> **Do this**:
Drop every picture, then transcribe the remaining data exactly.

> **Records to use**:
-- -- --

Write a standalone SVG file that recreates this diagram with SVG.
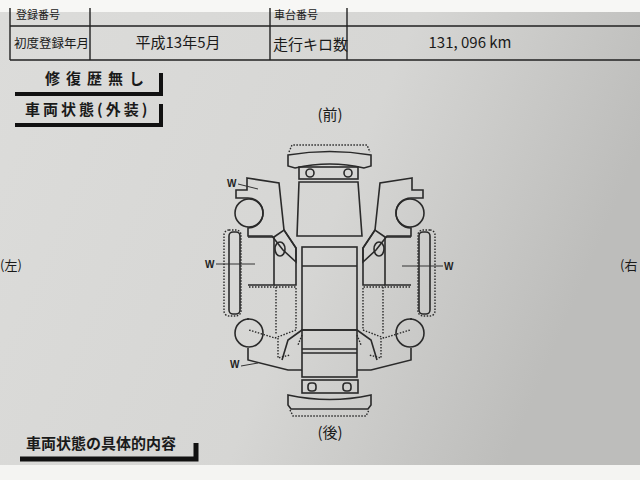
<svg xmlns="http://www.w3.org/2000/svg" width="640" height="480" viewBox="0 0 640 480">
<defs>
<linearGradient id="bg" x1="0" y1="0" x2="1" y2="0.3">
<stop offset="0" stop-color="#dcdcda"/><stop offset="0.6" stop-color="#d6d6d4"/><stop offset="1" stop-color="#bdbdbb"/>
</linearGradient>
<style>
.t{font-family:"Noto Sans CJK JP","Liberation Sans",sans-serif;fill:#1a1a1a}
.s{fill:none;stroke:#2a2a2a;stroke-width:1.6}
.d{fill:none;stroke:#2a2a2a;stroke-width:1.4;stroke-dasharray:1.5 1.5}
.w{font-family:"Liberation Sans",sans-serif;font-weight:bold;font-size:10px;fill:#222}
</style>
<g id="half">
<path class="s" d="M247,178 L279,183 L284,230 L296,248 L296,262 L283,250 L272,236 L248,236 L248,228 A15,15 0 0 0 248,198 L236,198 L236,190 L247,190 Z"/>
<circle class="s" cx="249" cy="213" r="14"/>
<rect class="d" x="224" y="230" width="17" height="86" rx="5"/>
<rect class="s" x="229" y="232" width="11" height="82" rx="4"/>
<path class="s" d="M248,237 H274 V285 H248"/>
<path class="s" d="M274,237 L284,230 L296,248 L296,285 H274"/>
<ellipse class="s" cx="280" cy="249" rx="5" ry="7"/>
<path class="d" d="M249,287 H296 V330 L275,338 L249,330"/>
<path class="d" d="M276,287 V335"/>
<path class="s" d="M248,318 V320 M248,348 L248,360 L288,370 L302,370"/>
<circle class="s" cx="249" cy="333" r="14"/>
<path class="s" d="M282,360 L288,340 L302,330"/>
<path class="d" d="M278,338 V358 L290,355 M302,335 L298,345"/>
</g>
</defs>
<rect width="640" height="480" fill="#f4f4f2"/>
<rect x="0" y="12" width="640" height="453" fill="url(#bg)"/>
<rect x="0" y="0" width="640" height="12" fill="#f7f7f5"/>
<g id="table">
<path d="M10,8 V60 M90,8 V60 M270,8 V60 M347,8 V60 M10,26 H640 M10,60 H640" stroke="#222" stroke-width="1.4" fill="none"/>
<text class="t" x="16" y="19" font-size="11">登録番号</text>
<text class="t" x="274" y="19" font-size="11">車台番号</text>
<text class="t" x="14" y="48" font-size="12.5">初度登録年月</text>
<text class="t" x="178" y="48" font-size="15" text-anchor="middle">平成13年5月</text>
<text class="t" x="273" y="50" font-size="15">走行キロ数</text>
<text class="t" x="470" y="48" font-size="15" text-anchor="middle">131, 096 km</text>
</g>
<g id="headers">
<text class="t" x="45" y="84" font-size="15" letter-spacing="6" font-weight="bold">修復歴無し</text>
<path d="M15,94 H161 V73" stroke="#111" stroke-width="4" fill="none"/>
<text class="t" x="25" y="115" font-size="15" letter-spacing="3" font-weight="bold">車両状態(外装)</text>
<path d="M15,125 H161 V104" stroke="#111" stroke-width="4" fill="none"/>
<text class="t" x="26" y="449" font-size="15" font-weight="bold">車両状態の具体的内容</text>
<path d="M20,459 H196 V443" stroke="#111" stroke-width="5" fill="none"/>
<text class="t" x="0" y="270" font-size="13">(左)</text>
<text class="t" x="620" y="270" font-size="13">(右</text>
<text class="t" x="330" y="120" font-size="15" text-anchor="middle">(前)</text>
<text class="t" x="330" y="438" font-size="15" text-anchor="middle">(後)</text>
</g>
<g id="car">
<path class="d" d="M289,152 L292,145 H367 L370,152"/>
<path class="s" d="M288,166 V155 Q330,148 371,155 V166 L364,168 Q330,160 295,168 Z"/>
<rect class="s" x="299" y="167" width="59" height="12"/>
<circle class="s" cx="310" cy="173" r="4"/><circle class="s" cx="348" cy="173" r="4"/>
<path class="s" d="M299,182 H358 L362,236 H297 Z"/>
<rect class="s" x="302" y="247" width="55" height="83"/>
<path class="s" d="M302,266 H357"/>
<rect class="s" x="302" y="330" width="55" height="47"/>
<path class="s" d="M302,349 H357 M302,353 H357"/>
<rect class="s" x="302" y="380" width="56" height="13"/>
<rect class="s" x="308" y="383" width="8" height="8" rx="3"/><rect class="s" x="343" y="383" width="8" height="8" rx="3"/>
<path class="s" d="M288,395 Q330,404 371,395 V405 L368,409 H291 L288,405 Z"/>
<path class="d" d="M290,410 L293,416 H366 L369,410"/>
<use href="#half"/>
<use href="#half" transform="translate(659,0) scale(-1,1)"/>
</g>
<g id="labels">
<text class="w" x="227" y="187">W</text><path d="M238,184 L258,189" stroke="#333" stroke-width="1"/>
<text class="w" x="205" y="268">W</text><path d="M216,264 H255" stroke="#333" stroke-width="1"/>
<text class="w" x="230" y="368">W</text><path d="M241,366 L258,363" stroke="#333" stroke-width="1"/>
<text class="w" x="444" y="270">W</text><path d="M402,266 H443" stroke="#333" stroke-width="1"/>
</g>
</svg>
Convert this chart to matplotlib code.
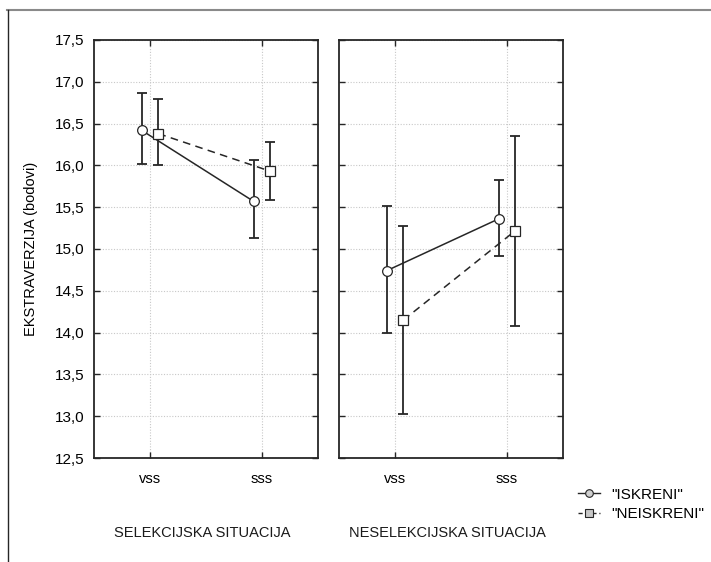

-- -- --

> **Written response**:
Write a standalone SVG file that recreates this diagram with SVG.
<svg xmlns="http://www.w3.org/2000/svg" width="640" height="480" viewBox="0 0 640 480">
<defs>
<linearGradient id="bg" x1="0" y1="0" x2="1" y2="0.3">
<stop offset="0" stop-color="#dcdcda"/><stop offset="0.6" stop-color="#d6d6d4"/><stop offset="1" stop-color="#bdbdbb"/>
</linearGradient>
<style>
.t{font-family:"Noto Sans CJK JP","Liberation Sans",sans-serif;fill:#1a1a1a}
.s{fill:none;stroke:#2a2a2a;stroke-width:1.6}
.d{fill:none;stroke:#2a2a2a;stroke-width:1.4;stroke-dasharray:1.5 1.5}
.w{font-family:"Liberation Sans",sans-serif;font-weight:bold;font-size:10px;fill:#222}
</style>
<g id="half">
<path class="s" d="M247,178 L279,183 L284,230 L296,248 L296,262 L283,250 L272,236 L248,236 L248,228 A15,15 0 0 0 248,198 L236,198 L236,190 L247,190 Z"/>
<circle class="s" cx="249" cy="213" r="14"/>
<rect class="d" x="224" y="230" width="17" height="86" rx="5"/>
<rect class="s" x="229" y="232" width="11" height="82" rx="4"/>
<path class="s" d="M248,237 H274 V285 H248"/>
<path class="s" d="M274,237 L284,230 L296,248 L296,285 H274"/>
<ellipse class="s" cx="280" cy="249" rx="5" ry="7"/>
<path class="d" d="M249,287 H296 V330 L275,338 L249,330"/>
<path class="d" d="M276,287 V335"/>
<path class="s" d="M248,318 V320 M248,348 L248,360 L288,370 L302,370"/>
<circle class="s" cx="249" cy="333" r="14"/>
<path class="s" d="M282,360 L288,340 L302,330"/>
<path class="d" d="M278,338 V358 L290,355 M302,335 L298,345"/>
</g>
</defs>
<rect width="640" height="480" fill="#f4f4f2"/>
<rect x="0" y="12" width="640" height="453" fill="url(#bg)"/>
<rect x="0" y="0" width="640" height="12" fill="#f7f7f5"/>
<g id="table">
<path d="M10,8 V60 M90,8 V60 M270,8 V60 M347,8 V60 M10,26 H640 M10,60 H640" stroke="#222" stroke-width="1.4" fill="none"/>
<text class="t" x="16" y="19" font-size="11">登録番号</text>
<text class="t" x="274" y="19" font-size="11">車台番号</text>
<text class="t" x="14" y="48" font-size="12.5">初度登録年月</text>
<text class="t" x="178" y="48" font-size="15" text-anchor="middle">平成13年5月</text>
<text class="t" x="273" y="50" font-size="15">走行キロ数</text>
<text class="t" x="470" y="48" font-size="15" text-anchor="middle">131, 096 km</text>
</g>
<g id="headers">
<text class="t" x="45" y="84" font-size="15" letter-spacing="6" font-weight="bold">修復歴無し</text>
<path d="M15,94 H161 V73" stroke="#111" stroke-width="4" fill="none"/>
<text class="t" x="25" y="115" font-size="15" letter-spacing="3" font-weight="bold">車両状態(外装)</text>
<path d="M15,125 H161 V104" stroke="#111" stroke-width="4" fill="none"/>
<text class="t" x="26" y="449" font-size="15" font-weight="bold">車両状態の具体的内容</text>
<path d="M20,459 H196 V443" stroke="#111" stroke-width="5" fill="none"/>
<text class="t" x="0" y="270" font-size="13">(左)</text>
<text class="t" x="620" y="270" font-size="13">(右</text>
<text class="t" x="330" y="120" font-size="15" text-anchor="middle">(前)</text>
<text class="t" x="330" y="438" font-size="15" text-anchor="middle">(後)</text>
</g>
<g id="car">
<path class="d" d="M289,152 L292,145 H367 L370,152"/>
<path class="s" d="M288,166 V155 Q330,148 371,155 V166 L364,168 Q330,160 295,168 Z"/>
<rect class="s" x="299" y="167" width="59" height="12"/>
<circle class="s" cx="310" cy="173" r="4"/><circle class="s" cx="348" cy="173" r="4"/>
<path class="s" d="M299,182 H358 L362,236 H297 Z"/>
<rect class="s" x="302" y="247" width="55" height="83"/>
<path class="s" d="M302,266 H357"/>
<rect class="s" x="302" y="330" width="55" height="47"/>
<path class="s" d="M302,349 H357 M302,353 H357"/>
<rect class="s" x="302" y="380" width="56" height="13"/>
<rect class="s" x="308" y="383" width="8" height="8" rx="3"/><rect class="s" x="343" y="383" width="8" height="8" rx="3"/>
<path class="s" d="M288,395 Q330,404 371,395 V405 L368,409 H291 L288,405 Z"/>
<path class="d" d="M290,410 L293,416 H366 L369,410"/>
<use href="#half"/>
<use href="#half" transform="translate(659,0) scale(-1,1)"/>
</g>
<g id="labels">
<text class="w" x="227" y="187">W</text><path d="M238,184 L258,189" stroke="#333" stroke-width="1"/>
<text class="w" x="205" y="268">W</text><path d="M216,264 H255" stroke="#333" stroke-width="1"/>
<text class="w" x="230" y="368">W</text><path d="M241,366 L258,363" stroke="#333" stroke-width="1"/>
<text class="w" x="444" y="270">W</text><path d="M402,266 H443" stroke="#333" stroke-width="1"/>
</g>
</svg>
Convert this chart to matplotlib code.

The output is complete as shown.